### DATA SHOWN
## begin

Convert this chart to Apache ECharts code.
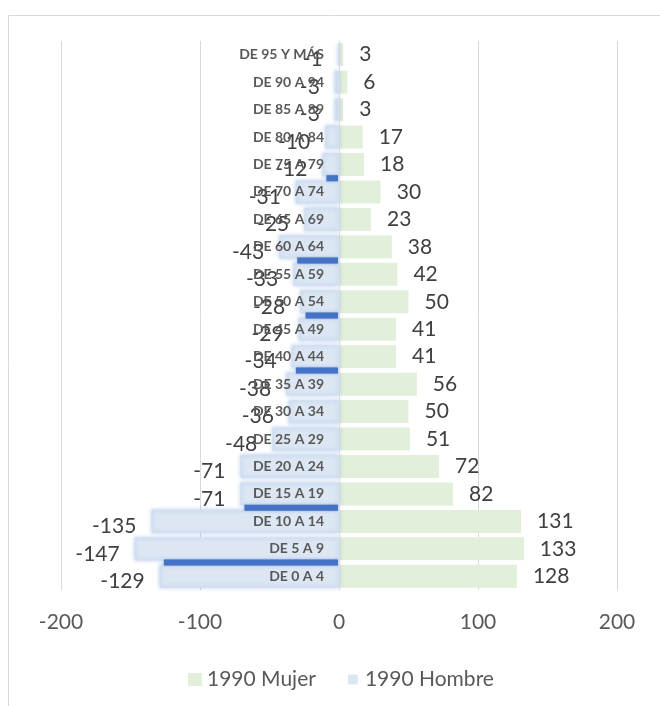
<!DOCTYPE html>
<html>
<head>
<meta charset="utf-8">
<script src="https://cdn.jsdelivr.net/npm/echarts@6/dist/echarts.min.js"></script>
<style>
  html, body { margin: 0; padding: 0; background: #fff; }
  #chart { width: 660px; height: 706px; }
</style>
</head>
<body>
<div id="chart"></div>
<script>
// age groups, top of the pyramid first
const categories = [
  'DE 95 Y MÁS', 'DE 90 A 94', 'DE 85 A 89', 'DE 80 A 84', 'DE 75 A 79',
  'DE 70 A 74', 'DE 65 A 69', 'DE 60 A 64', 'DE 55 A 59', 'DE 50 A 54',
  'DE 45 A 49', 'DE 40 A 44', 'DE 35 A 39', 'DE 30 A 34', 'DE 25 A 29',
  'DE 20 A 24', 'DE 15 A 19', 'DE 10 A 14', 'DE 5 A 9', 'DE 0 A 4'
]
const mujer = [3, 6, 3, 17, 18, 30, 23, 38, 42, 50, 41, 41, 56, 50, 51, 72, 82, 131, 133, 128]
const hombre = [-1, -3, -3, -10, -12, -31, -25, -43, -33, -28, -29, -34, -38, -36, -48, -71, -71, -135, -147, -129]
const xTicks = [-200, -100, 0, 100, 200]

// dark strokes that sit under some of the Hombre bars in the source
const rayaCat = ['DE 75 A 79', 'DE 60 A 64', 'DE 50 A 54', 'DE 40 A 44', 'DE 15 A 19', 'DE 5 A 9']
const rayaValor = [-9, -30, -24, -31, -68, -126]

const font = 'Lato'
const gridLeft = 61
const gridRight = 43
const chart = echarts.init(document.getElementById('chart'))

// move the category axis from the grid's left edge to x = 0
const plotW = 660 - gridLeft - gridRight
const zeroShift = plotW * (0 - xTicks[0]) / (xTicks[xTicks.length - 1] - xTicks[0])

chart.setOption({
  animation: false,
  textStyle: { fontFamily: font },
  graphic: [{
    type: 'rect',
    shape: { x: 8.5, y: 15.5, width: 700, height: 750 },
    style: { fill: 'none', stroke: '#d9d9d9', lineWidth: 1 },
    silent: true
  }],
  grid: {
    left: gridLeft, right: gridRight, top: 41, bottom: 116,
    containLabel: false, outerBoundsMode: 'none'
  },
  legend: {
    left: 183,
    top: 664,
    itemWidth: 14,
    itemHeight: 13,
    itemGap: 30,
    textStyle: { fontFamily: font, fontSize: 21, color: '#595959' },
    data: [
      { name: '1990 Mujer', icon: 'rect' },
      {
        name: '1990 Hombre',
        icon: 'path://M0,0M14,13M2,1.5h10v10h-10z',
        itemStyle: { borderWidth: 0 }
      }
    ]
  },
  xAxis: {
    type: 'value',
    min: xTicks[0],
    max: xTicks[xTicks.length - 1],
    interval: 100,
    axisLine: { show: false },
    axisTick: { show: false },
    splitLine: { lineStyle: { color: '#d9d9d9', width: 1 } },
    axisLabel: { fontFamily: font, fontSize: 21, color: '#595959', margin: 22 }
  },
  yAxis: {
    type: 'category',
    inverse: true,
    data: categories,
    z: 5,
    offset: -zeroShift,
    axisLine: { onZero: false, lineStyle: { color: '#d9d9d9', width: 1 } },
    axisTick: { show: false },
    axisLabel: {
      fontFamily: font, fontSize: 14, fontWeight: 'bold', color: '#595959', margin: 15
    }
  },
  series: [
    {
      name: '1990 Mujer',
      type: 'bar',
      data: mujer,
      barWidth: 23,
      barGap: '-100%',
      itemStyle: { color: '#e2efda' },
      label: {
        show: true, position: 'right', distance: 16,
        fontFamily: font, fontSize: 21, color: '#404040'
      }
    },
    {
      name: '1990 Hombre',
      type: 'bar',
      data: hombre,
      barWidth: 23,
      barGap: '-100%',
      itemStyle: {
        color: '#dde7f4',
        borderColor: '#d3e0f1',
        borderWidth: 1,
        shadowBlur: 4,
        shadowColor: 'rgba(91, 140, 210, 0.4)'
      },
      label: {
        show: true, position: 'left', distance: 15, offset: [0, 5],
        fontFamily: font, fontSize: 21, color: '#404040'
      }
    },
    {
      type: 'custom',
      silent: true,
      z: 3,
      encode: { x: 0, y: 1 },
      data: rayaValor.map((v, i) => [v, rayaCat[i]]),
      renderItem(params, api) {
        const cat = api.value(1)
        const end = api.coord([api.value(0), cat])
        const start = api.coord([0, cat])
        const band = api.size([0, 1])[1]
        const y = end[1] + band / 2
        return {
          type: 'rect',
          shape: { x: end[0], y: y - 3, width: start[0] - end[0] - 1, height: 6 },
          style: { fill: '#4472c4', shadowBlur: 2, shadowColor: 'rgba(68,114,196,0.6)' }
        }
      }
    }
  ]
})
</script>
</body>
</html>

## end
## begin

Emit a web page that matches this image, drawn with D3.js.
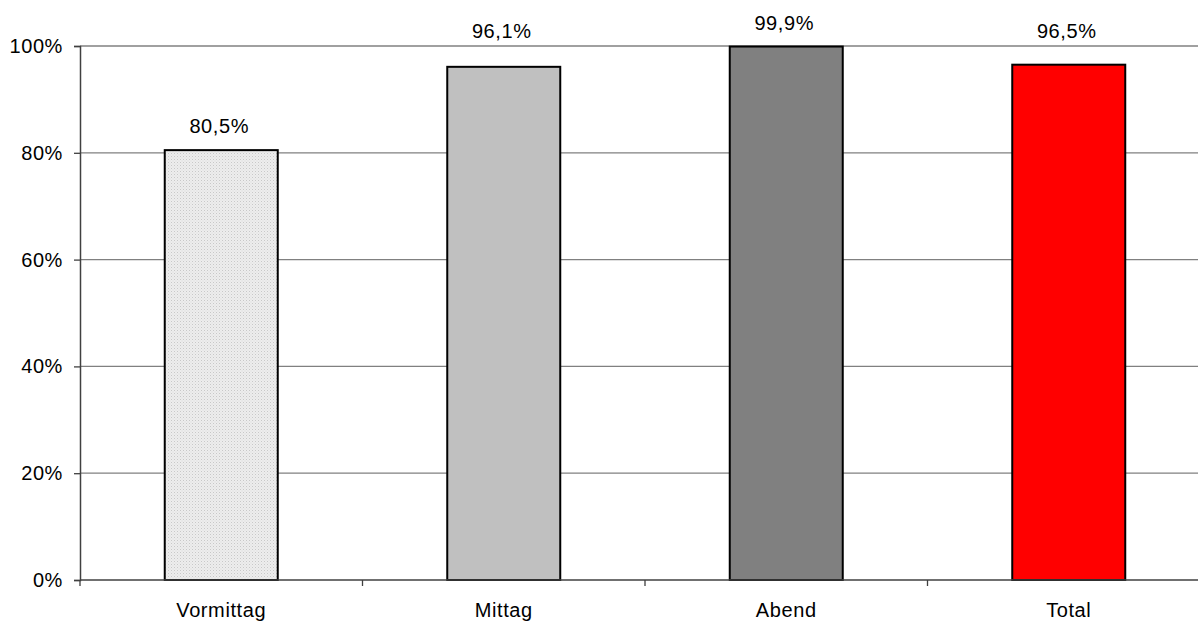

## end

### TASK INSTRUCTIONS
Give back exactly the lines from the one that holds "Convert this chart to Apache ECharts code." to the one that holds "const xTicks = [-200, -100, 0, 100, 200]", with both ends and without the images.

### RESPONSE
Convert this chart to Apache ECharts code.
<!DOCTYPE html>
<html>
<head>
<meta charset="utf-8">
<script src="https://cdn.jsdelivr.net/npm/echarts@6/dist/echarts.min.js"></script>
<style>
  html, body { margin: 0; padding: 0; background: #fff; }
  #chart { width: 660px; height: 706px; }
</style>
</head>
<body>
<div id="chart"></div>
<script>
// age groups, top of the pyramid first
const categories = [
  'DE 95 Y MÁS', 'DE 90 A 94', 'DE 85 A 89', 'DE 80 A 84', 'DE 75 A 79',
  'DE 70 A 74', 'DE 65 A 69', 'DE 60 A 64', 'DE 55 A 59', 'DE 50 A 54',
  'DE 45 A 49', 'DE 40 A 44', 'DE 35 A 39', 'DE 30 A 34', 'DE 25 A 29',
  'DE 20 A 24', 'DE 15 A 19', 'DE 10 A 14', 'DE 5 A 9', 'DE 0 A 4'
]
const mujer = [3, 6, 3, 17, 18, 30, 23, 38, 42, 50, 41, 41, 56, 50, 51, 72, 82, 131, 133, 128]
const hombre = [-1, -3, -3, -10, -12, -31, -25, -43, -33, -28, -29, -34, -38, -36, -48, -71, -71, -135, -147, -129]
const xTicks = [-200, -100, 0, 100, 200]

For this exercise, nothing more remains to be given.